The gender wage gap is interwoven with several factors within the U.S. There are factors that are specific to gender such as qualification, overall wage structure, discrimination, rewards for services and skills and employment in the various sectors. The closing gap between gender wage differentials in the United States compared to other places can be attributed to factors associated with gender (Blau and Kahn, 2000). That notwithstanding, the relatively large gender wage gap in the U.S. compared to the situation in other countries is attributed to high inequality in wages. This paper seeks to demonstrate how gender inequality informs the trends in gender wage gap.

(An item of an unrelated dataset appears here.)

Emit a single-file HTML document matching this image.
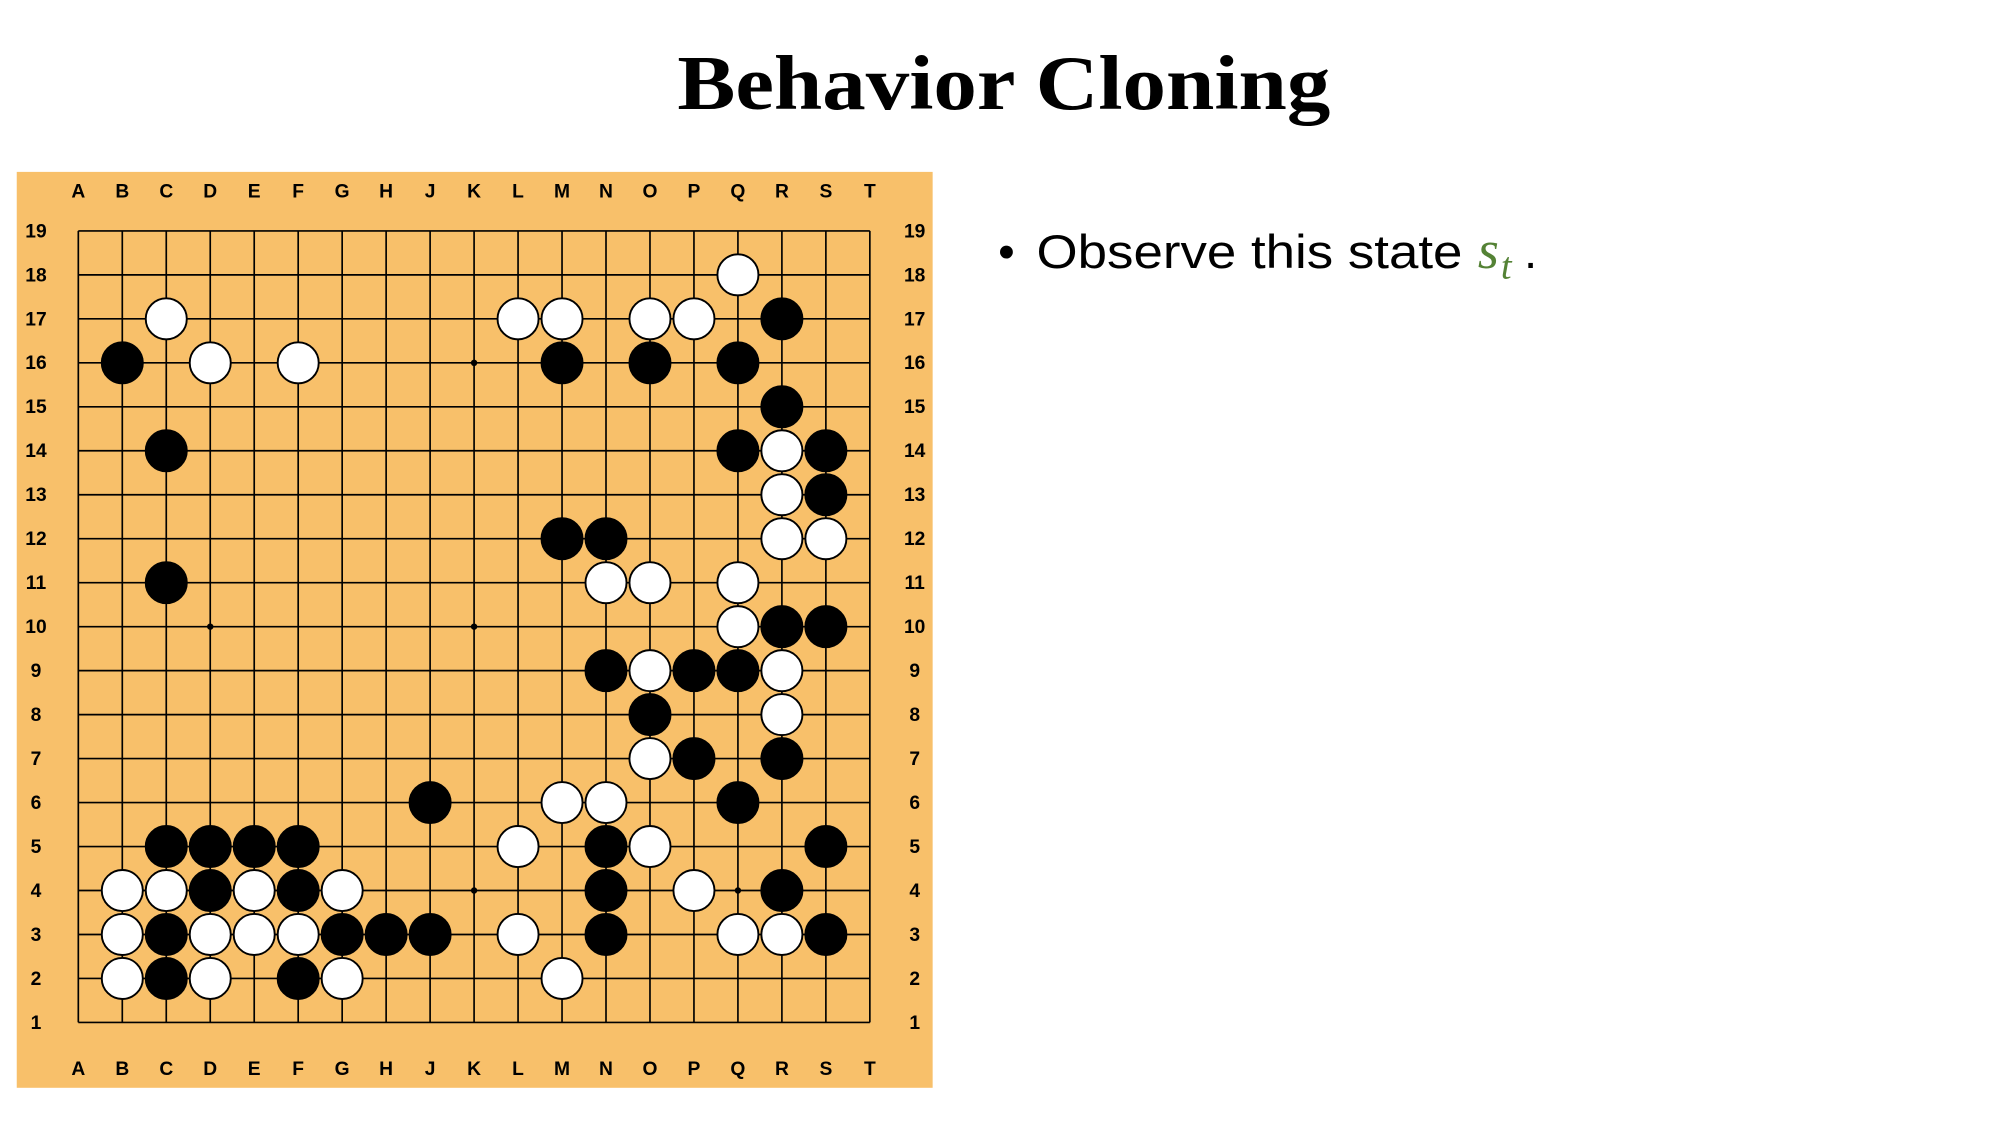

Positive and Negative Aspects
If the gender gap is reduced, it would significantly influence both poverty levels among couples of the same sex and heterosexual couples. This is a fact that was captured in a report done by the Williams Institute at UCLA School of Law. The report analyzes the real wage difference dynamics such as race, gender, sexual orientation or ethnicity and seeks to determine which among them influences poverty rates the most among couples of the same sex (Jow, 2015). It is suggested that if the ethnic and racial wage gap is closed, it would significantly reduce the rates of poverty for same sex couples. Elimination of Sexual orientation wage gap would assist males in same sex couple relationships. This is a fact that has been pointed out by M.V Lee Badgett who co-authored the study mentioned in this paper earlier. The key findings of the study (Jow, 2015), also overseen by Professor Williams, a distinguished scholar at the Williams Institute, include:
The eliminating of the gender wage gap would decrease the rate of poverty among women by 7.9 to 5.4%.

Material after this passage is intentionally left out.